Researchers at the University of Maryland School of Medicine (UMSOM) and the U.S. Food and Drug Administration (FDA) have received a nearly $2 million federal grant to conduct a clinical trial to help determine the pathway that leads to a common cause of blindness, primary open angle glaucoma. It will study how blood flow to the eye’s retina affects the onset and progression of the disease, which could eventually lead to new tests and treatments for the condition.

The grant was awarded by the National Eye Institute to principal investigator Osamah Saeedi, MD, associate professor of Ophthalmology and Visual Sciences at UMSOM. Saeedi is also director of the Glaucoma Division and director of clinical research in the department.

Osamah Saeedi, MD

Open angle glaucoma is the most common type of glaucoma, which causes irreversible blindness and vision loss. The condition affects 4 million Americans, many of whom do not know they have the disease until it has advanced and caused severe vision impairment. Increased pressure in the eye damages the optic nerve leading to a permanent loss of nerve cells. Vision loss from glaucoma results from progressive damage to the optic nerve. While lowering eye pressure is the only available treatment, poor blood flow to the eye and nerve cells in the eye is also associated with the disease.

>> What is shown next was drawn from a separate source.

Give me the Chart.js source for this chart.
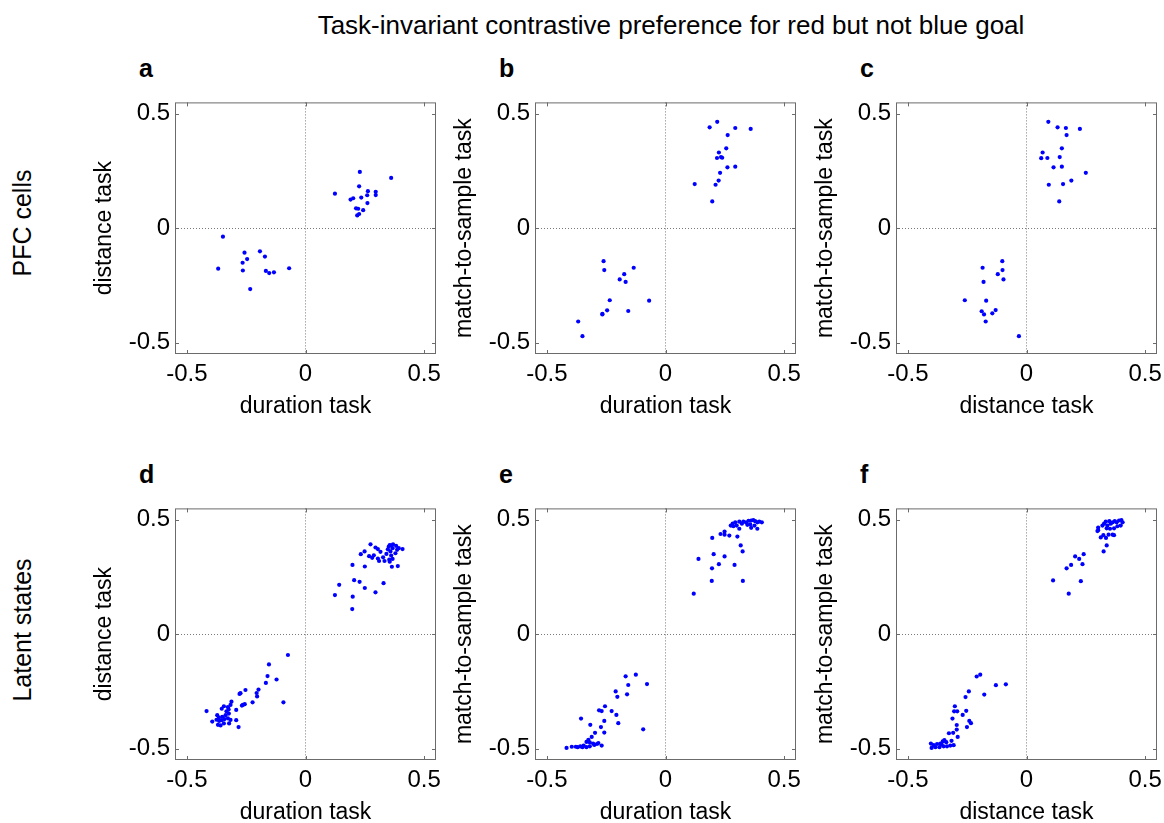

“There is strong evidence that impaired blood flow is involved in the development and progression of primary open angle glaucoma,” said Saeedi. “We aim to see what role this may play in the loss of neurons in the optic nerve and retina that are vital for vision.”

He is collaborating on the research with Daniel Hammer, PhD, deputy director of the Division of Biomedical Physics at the FDA, and FDA visiting scientist Zhuolin Liu, PhD.

Saeedi and his FDA collaborators will employ the use of innovative imaging modalities to measure retinal blood flow down to the level of the individual red blood cell. They will be using sophisticated laser imaging technologies called erythrocyte mediated angiography flowmetry (EMAf) and multimodal adaptive optics (mAO). Both techniques allow for the highly accurate and precise measurement of retinal blood flow, even in tiny capillaries.

“The adaptive optics system in our FDA laboratory uses an imaging mode called optical coherence tomography, which is similar to what is used in some ophthalmic clinics, but unlike those systems, we’re able to achieve cellular-level resolution,” said Hammer.

An example of cellular-level resolution — imaging retinal ganglion cells in the inner retina — was pioneered by Liu in her postdoctoral work at Indiana University. Building upon that previous work, the UMSOM-FDA team hopes to image both cells and capillaries important in the progression of the disease.

“Our aim is to explore and quantify many characteristics of the neurovascular unit of ganglion cells and the capillaries that nourish them,” said Liu. “In developing new disease biomarkers based upon high resolution imaging, we hope to foster greater patient access to innovative medical device technology.”

This study will compare blood flow in the eyes of 60 glaucoma patients with a control group of 30 volunteers who do not have glaucoma. The researchers hypothesize that those in the early stages of glaucoma will have a significant impairment in their retinal blood flow compared to those who do not have glaucoma.

“Identifying precise biomarkers for early stage glaucoma is vital for detecting this disease at its earliest stage before it causes permanent vision loss,” said E. Albert Reece, MD, PhD, MBA, executive vice president for medical affairs, University of Maryland, Baltimore, and the John Z. and Akiko K. Bowers Distinguished Professor and dean, UMSOM. "This translational research study will hopefully provide a robust new direction for developing new tests and treatments for this leading cause of blindness.”